N’allez chercher aucune connotation xénophobe dans ces propos. Nous parlons là d’un trait culturel qui se traduit par une forte tendance à considérer le monde industriel (voir le monde tout court) de façon hégémonique. D’une tendance à considérer que la logique économique de la multinationale doit s’imposer à toutes les autres, que ce que l’entreprise décide est bon pour tous et que tous doivent comprendre et obtempérer, en particulier les « pauvres acteurs locaux qui ne comprennent rien à rien » !
Les comités de direction ont toujours lieu en Anglais, ce qui ne place pas les cadres locaux qui ne maitrisent pas toutes les subtilités de la langue de Shakespeare, dans une position très forte pour expliquer aux dirigeants, que ce pays possède quelques particularismes qu’ils seraient inspirés de prendre en considération.
A partir de là, découle une insensibilité culturelle très forte, une espèce d’hermétisme obtus à la sociologie et à l’anthropologie des projets. On le voit chez Vale, par l’incapacité des équipes de direction essentiellement anglo-saxonnes, à s’intégrer à la société calédonienne et au monde qui les entoure. C’est généralement ce qui arrive quand on vit en circuit fermé. Incapacité à ressentir le pays, ses spécificités, à comprendre les comportements, les attentes. Incapacité à anticiper les réactions, à créer des réseaux (que l’on envisage qu’à la lueur de quelques déjeuners au restaurant), incapacité à bâtir la confiance de ses employés et des populations concernées.
Dans ces conditions il est bien difficile de demander à ses troupes ou aux gens du coin, de se battre pour que le projet marche, de se battre pour une équipe de direction qui donne la priorité de l’information au public plutôt qu’à ses employés issus des tribus voisines. Il est bien difficile, quand on est employé, de se battre pour une équipe de direction qui n’a pas connu les moments dramatiques de l’histoire du projet et qui n’a aucune considération pour ce que les gens du coin ont déjà vécu de déchirements, de sacrifices, de reniements et de querelles fratricides, en raison du choix qu’ils ont fait de soutenir un jour le projet, ou d’y participer.
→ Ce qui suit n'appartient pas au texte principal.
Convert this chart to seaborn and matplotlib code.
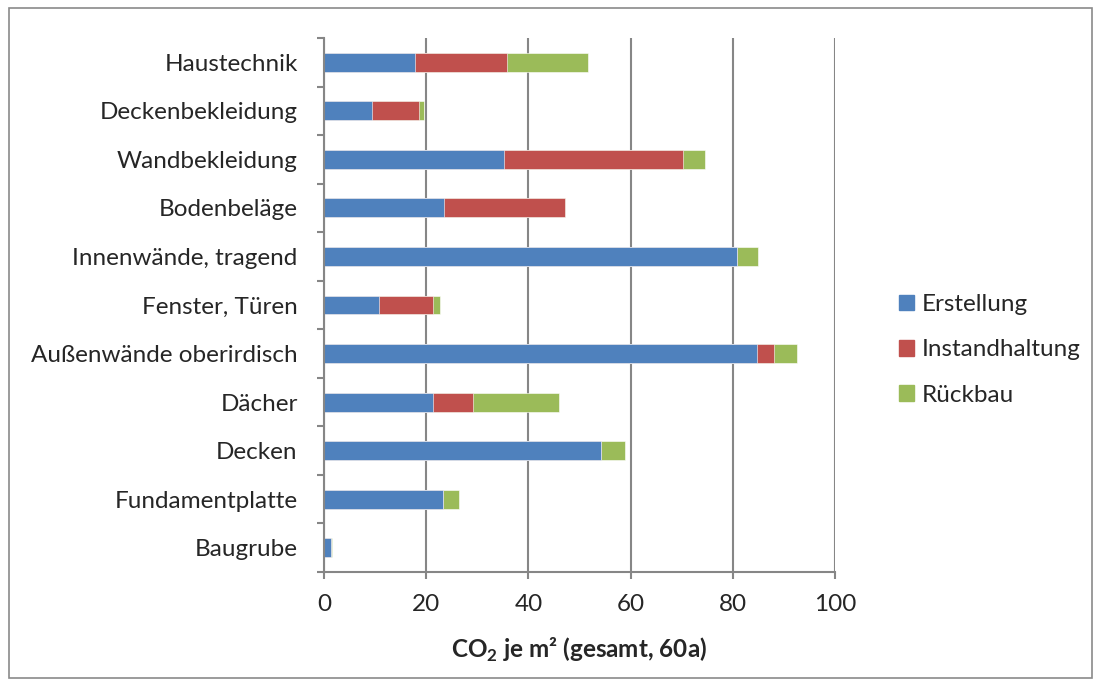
import pandas as pd
import numpy as np
import matplotlib.pyplot as plt
import seaborn as sns
from matplotlib.patches import Patch, Rectangle

# data
bauteile = ['Haustechnik', 'Deckenbekleidung', 'Wandbekleidung', 'Bodenbeläge',
            'Innenwände, tragend', 'Fenster, Türen', 'Außenwände oberirdisch',
            'Dächer', 'Decken', 'Fundamentplatte', 'Baugrube']
erstellung = [17.9, 9.3, 35.2, 23.5, 80.9, 10.7, 84.8, 21.4, 54.3, 23.3, 1.4]
instandhaltung = [18.0, 9.2, 35.0, 23.6, 0.0, 10.6, 3.3, 7.8, 0.0, 0.0, 0.0]
rueckbau = [15.8, 1.1, 4.3, 0.0, 4.0, 1.3, 4.5, 16.7, 4.6, 3.2, 0.1]

farben = {'Erstellung': '#4F81BD', 'Instandhaltung': '#C0504D', 'Rückbau': '#9BBB59'}

sns.set_style('white')
plt.rcParams['font.family'] = ['Lato', 'DejaVu Sans']
plt.rcParams['mathtext.fontset'] = 'custom'
plt.rcParams['mathtext.rm'] = 'Lato'
plt.rcParams['mathtext.bf'] = 'Lato:bold'

fs = 17.5

df = pd.DataFrame({'Bauteil': bauteile, 'Erstellung': erstellung,
                   'Instandhaltung': instandhaltung, 'Rückbau': rueckbau})
df['s1'] = df['Erstellung']
df['s2'] = df['s1'] + df['Instandhaltung']
df['s3'] = df['s2'] + df['Rückbau']

fig = plt.figure(figsize=(11.01, 6.86), dpi=100)
ax = fig.add_axes([0.2943, 0.1662, 0.4641, 0.7784])

# stacked bars: draw the totals first, then cover them
for col, name in [('s3', 'Rückbau'), ('s2', 'Instandhaltung'), ('s1', 'Erstellung')]:
    sns.barplot(data=df, x=col, y='Bauteil', order=bauteile, color=farben[name],
                saturation=1, width=0.39, edgecolor='white', linewidth=0.4, ax=ax)

ax.set_xlim(0, 100)
ax.set_ylim(10.5, -0.5)
ax.set_xticks(np.arange(0, 101, 20))
ax.xaxis.grid(True, color='#868686', linewidth=1.5)
ax.set_axisbelow(True)
for s in ['top', 'right']:
    ax.spines[s].set_visible(False)
for s in ['left', 'bottom']:
    ax.spines[s].set_color('#868686')
    ax.spines[s].set_linewidth(1.5)

ax.set_yticks(np.arange(-0.5, 11, 1), minor=True)
ax.tick_params(axis='y', which='major', length=0, pad=19, labelsize=fs)
ax.tick_params(axis='y', which='minor', left=True, length=5, width=1.5, color='#868686')
ax.tick_params(axis='x', bottom=True, length=5, width=1.5, color='#868686',
               labelsize=fs, pad=11)
ax.set_ylabel('')
ax.set_xlabel(r'CO$_\mathbf{2}$ je m² (gesamt, 60a)', fontsize=fs,
              fontweight='bold', labelpad=15)

handles = [Patch(color=farben[k]) for k in ['Erstellung', 'Instandhaltung', 'Rückbau']]
fig.legend(handles, ['Erstellung', 'Instandhaltung', 'Rückbau'], loc='center left',
           bbox_to_anchor=(0.797, 0.49), frameon=False, fontsize=fs,
           handlelength=0.62, handleheight=0.62, handletextpad=0.3, labelspacing=1.0)

fig.patches.append(Rectangle((0.008, 0.012), 0.984, 0.976, transform=fig.transFigure,
                             fill=False, edgecolor='#8a8a8a', linewidth=1.2))

fig.savefig('out.png', dpi=100)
On considère probablement que le paiement des salaires est bien suffisant comme reconnaissance, que l’information diffusée aux média est aussi satisfaisante en interne et que tout le monde doit s’en contenter. Et on finit même par estimer que ses propres employés agissent contre l’entreprise en se rapprochant des syndicats, alors qu’ils ne font qu’y chercher le réconfort et la protection que leur direction est incapable de leur apporter.
La Nouvelle-Calédonie est en droit d’être très inquiète sur l’avenir de ce projet. Quand un complexe industriel de l’envergure de celui de Goro rencontre les difficultés techniques de l’ampleur de celles rencontrées, sa principale richesse et son meilleur atout réside dans sa capacité à mobiliser ses troupes au-delà de leur simple professionnalisme. Les compétences deviennent insuffisantes sans un engagement hors norme des gens de terrain. C’est eux qui ont la capacité à résoudre les problèmes et à faire fonctionner la machine, personne d’autre. Mais, cet engagement ne peut être sollicité et obtenu, que s’il existe une relation de confiance sans faille, entre les employés et ceux qui ont besoin d’eux pour résoudre les problèmes rencontrés. Hors clairement, c’est loin d’être le cas à Goro, même si l’on pensait au départ, que les Brésiliens avaient la sensibilité culturelle pour changer la donne. Il n’en est rien et c’est bien inquiétant.
Champollion
Très intéressant ton petit texte, Champollion…
Une seule sensibilité prévaut: celle de l’argent. Le reste, tout le reste n’est que portion congrue, marge et périphérie.